Conclusion: SEBI’s Expert Committee’s additional recommendation regarding the 1% security deposit in public/rights issues under the ICDR Regulations reflects a proactive approach to align regulations with evolving market dynamics. Stakeholders are invited to share their comments and suggestions by February 9, 2024, contributing to a collaborative regulatory framework that fosters ease of doing business in the Indian securities market.

***

Securities and Exchange Board of India

INTERIM RECOMMENDATIONS OF THE EXPERT COMMITTEE FOR FACILITATING EASE OF DOING BUSINESS AND HARMONIZATION OF THE PROVISIONS OF ICDR AND LODR REGULATIONS

February 02, 2024|  Reports : Reports for Public Comments

CONSULTATION PAPER

1. SEBI had issued a Consultation Paper dated January 11, 2024 on ‘Interim Recommendations of the Expert Committee for facilitating ease of doing business and harmonization of the provisions of the ICDR and LODR Regulations’ seeking public feedback on the said recommendations.

ADDITIONAL RECOMMENDATION ON EASE OF DOING BUSINESS UNDER THE ICDR REGULATIONS

2. The Expert Committee has given an additional recommendation on ease of doing business under the ICDR Regulations on ‘Review of requirement of 1% security deposit in public / rights issue of equity shares as prescribed under the ICDR Regulations’. The said recommendation is placed as Annexure to this Addendum.

PUBLIC COMMENTS

3. Public Comments are solicited on the additional recommendation of the Expert Committee (refer Sl. No. 10 of the prescribed format). The timeline for submission of comments on the Consultation Paper and the Addendum is extended to February 9, 2024. The comments / suggestions along with rationale should be sent only by email to [email protected] in the prescribed format.

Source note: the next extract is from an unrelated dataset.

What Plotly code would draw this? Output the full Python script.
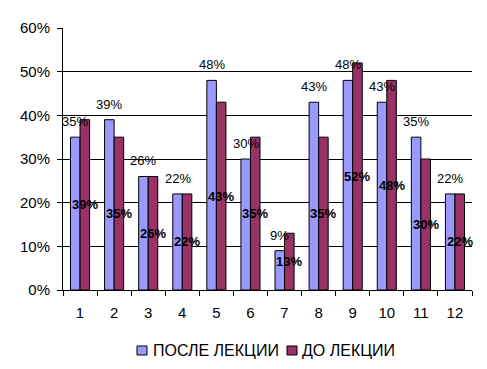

4. While sending the email, kindly mention the subject as “Comments on the interim recommendations of the Expert Committee for facilitating ease of doing business and harmonization of the provisions of ICDR and LODR Regulations.”

Annexure

ADDITIONAL RECOMMENDATION ON EASE OF DOING BUSINESS UNDER THE ICDR REGULATIONS

1. Review of requirement of 1% security deposit in public/rights issue of equity shares as prescribed under the ICDR Regulations

1.1. Existing provisions: Currently, in terms of the ICDR Regulations (Regulation 38, 80,135,197 and 259 of ICDR Regulations), an issuer is required to deposit with the designated stock exchange, an amount calculated at the rate of one per cent. of the issue size available for subscription to the public in the manner specified by Board and/or stock exchange(s).

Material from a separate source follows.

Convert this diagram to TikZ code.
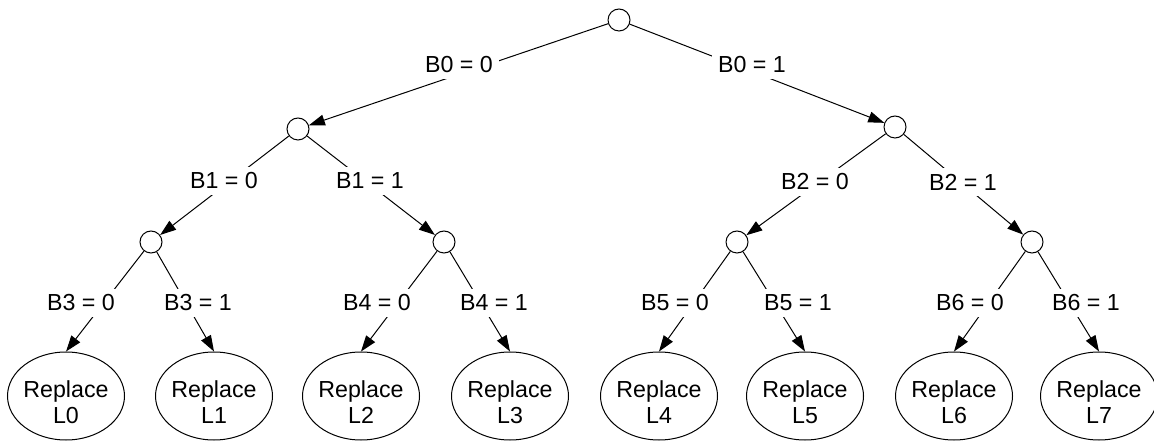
\documentclass[tikz,border=0pt]{standalone}
\usepackage{fontspec}
\setmainfont{Liberation Sans}
\usetikzlibrary{arrows.meta,shapes.geometric}
\tikzset{
  knot/.style={circle,draw,line width=0.5pt,minimum size=11pt,inner sep=0pt},
  leaf/.style={ellipse,draw,line width=0.5pt,minimum width=58.5pt,minimum height=44pt,
    inner xsep=-2pt,inner ysep=0pt,align=center,font=\fontsize{11.6}{13}\selectfont},
  bitlabel/.style={fill=white,inner sep=3pt,font=\fontsize{11.6}{13}\selectfont},
  branch/.style={line width=0.5pt,-{Triangle[length=8pt,width=5.5pt]}},
}

\begin{document}
\begin{tikzpicture}[x=0.5pt,y=-0.5pt]
  \useasboundingbox (0,0) rectangle (1154,442);
  \node[knot] (r) at (619,20) {};
  \node[knot] (n0) at (298,129) {};
  \node[knot] (n1) at (895,127) {};
  \node[knot] (n00) at (151,242) {};
  \node[knot] (n01) at (444,242) {};
  \node[knot] (n10) at (737,242) {};
  \node[knot] (n11) at (1032,242) {};
  \foreach \i/\x in {0/66,1/214,2/361,3/510,4/659,5/805,6/954,7/1099}
    \node[leaf] (l\i) at (\x,396) {\rule{0pt}{14.4pt}Replace\\L\i};
  \draw[branch] (r) -- (n0);
  \draw[branch] (r) -- (n1);
  \draw[branch] (n0) -- (n00);
  \draw[branch] (n0) -- (n01);
  \draw[branch] (n1) -- (n10);
  \draw[branch] (n1) -- (n11);
  \draw[branch] (n00) -- (l0.north);
  \draw[branch] (n00) -- (l1.north);
  \draw[branch] (n01) -- (l2.north);
  \draw[branch] (n01) -- (l3.north);
  \draw[branch] (n10) -- (l4.north);
  \draw[branch] (n10) -- (l5.north);
  \draw[branch] (n11) -- (l6.north);
  \draw[branch] (n11) -- (l7.north);
  \node[bitlabel] (b0z) at (459,65) {B0 = 0};
  \node[bitlabel] (b0o) at (752,65) {B0 = 1};
  \node[bitlabel] (b1z) at (224,181) {B1 = 0};
  \node[bitlabel] (b1o) at (370,181) {B1 = 1};
  \node[bitlabel] (b2z) at (815,182) {B2 = 0};
  \node[bitlabel] (b2o) at (963,182) {B2 = 1};
  \node[bitlabel] (b3z) at (81,303) {B3 = 0};
  \node[bitlabel] (b3o) at (198,303) {B3 = 1};
  \node[bitlabel] (b4z) at (377,303) {B4 = 0};
  \node[bitlabel] (b4o) at (494,303) {B4 = 1};
  \node[bitlabel] (b5z) at (675,303) {B5 = 0};
  \node[bitlabel] (b5o) at (798,303) {B5 = 1};
  \node[bitlabel] (b6z) at (970,303) {B6 = 0};
  \node[bitlabel] (b6o) at (1086,303) {B6 = 1};
\end{tikzpicture}
\end{document}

This security deposit amount is refundable or forfeitable in the manner specified by the Board.

1.2. Suggestion from stakeholders: It was suggested that the requirement of one per cent. security deposit for public/rights issues may be done away with.

1.3. Recommendation and rationale: The requirement of one per cent. security deposit was put in place for public/rights issues so that an issuer resolves investor complaints relating to the transaction such as for refund of application money, allotment of securities and dispatch of certificates. However, considering various reforms and present framework for public/rights issue such as application through ASBA, UPI mode of payment, mandatory allotment in demat etc., the concerns relating to post-issue investor complaints regarding refund of application money, non-dispatch of physical certificates does not arise.

Further, from the data it is observed that average number of complaints per IPO have reduced post implementation of T+3 listing in IPOs. Also, it is observed that majority of complaints are regarding delay in unblocking of ASBA funds by SCSBs, for which SEBI vide circular dated March 16, 2021 has already prescribed a mechanism to deal with such complaints of delay in unblocking of application amounts under ASBA.

Therefore, since the requirement of one per cent. security deposit imposes cost on the part of issuers, the removal of the requirement will result in ease of doing business for issuers accessing the primary market.

1.4. Suggested text of the amendment:  Regulation 38, 80, 135, 197 and 259 of ICDR Regulations to be deleted.